──────── Input records ────────

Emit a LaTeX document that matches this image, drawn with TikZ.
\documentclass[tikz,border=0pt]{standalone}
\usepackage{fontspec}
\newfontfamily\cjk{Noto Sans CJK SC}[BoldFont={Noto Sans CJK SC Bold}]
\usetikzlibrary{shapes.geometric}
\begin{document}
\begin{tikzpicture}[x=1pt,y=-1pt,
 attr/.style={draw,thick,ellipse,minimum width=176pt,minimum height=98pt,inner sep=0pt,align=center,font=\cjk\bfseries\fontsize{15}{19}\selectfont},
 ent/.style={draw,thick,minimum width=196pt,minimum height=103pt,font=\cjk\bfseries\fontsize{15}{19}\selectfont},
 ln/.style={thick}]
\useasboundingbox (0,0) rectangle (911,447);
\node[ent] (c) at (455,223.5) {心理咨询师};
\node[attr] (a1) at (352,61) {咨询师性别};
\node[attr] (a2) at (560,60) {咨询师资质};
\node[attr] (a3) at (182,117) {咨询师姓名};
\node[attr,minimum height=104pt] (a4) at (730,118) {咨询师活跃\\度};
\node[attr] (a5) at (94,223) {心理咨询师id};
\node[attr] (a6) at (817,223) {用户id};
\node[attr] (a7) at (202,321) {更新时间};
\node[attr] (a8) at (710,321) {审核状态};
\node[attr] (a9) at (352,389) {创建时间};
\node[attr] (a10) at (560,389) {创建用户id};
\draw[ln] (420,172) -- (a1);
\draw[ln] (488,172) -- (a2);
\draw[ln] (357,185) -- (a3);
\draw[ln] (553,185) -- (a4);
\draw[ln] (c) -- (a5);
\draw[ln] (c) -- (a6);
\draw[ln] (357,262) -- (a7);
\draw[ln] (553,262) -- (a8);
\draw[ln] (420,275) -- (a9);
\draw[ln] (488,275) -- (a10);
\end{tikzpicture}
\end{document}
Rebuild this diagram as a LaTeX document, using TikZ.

────────

## Instruction
Word for word, write out all of the data above.

## Finished task
Emit a LaTeX document that matches this image, drawn with TikZ.
\documentclass[tikz,border=0pt]{standalone}
\usepackage{fontspec}
\newfontfamily\cjk{Noto Sans CJK SC}[BoldFont={Noto Sans CJK SC Bold}]
\usetikzlibrary{shapes.geometric}
\begin{document}
\begin{tikzpicture}[x=1pt,y=-1pt,
 attr/.style={draw,thick,ellipse,minimum width=176pt,minimum height=98pt,inner sep=0pt,align=center,font=\cjk\bfseries\fontsize{15}{19}\selectfont},
 ent/.style={draw,thick,minimum width=196pt,minimum height=103pt,font=\cjk\bfseries\fontsize{15}{19}\selectfont},
 ln/.style={thick}]
\useasboundingbox (0,0) rectangle (911,447);
\node[ent] (c) at (455,223.5) {心理咨询师};
\node[attr] (a1) at (352,61) {咨询师性别};
\node[attr] (a2) at (560,60) {咨询师资质};
\node[attr] (a3) at (182,117) {咨询师姓名};
\node[attr,minimum height=104pt] (a4) at (730,118) {咨询师活跃\\度};
\node[attr] (a5) at (94,223) {心理咨询师id};
\node[attr] (a6) at (817,223) {用户id};
\node[attr] (a7) at (202,321) {更新时间};
\node[attr] (a8) at (710,321) {审核状态};
\node[attr] (a9) at (352,389) {创建时间};
\node[attr] (a10) at (560,389) {创建用户id};
\draw[ln] (420,172) -- (a1);
\draw[ln] (488,172) -- (a2);
\draw[ln] (357,185) -- (a3);
\draw[ln] (553,185) -- (a4);
\draw[ln] (c) -- (a5);
\draw[ln] (c) -- (a6);
\draw[ln] (357,262) -- (a7);
\draw[ln] (553,262) -- (a8);
\draw[ln] (420,275) -- (a9);
\draw[ln] (488,275) -- (a10);
\end{tikzpicture}
\end{document}
Rebuild this diagram as a LaTeX document, using TikZ.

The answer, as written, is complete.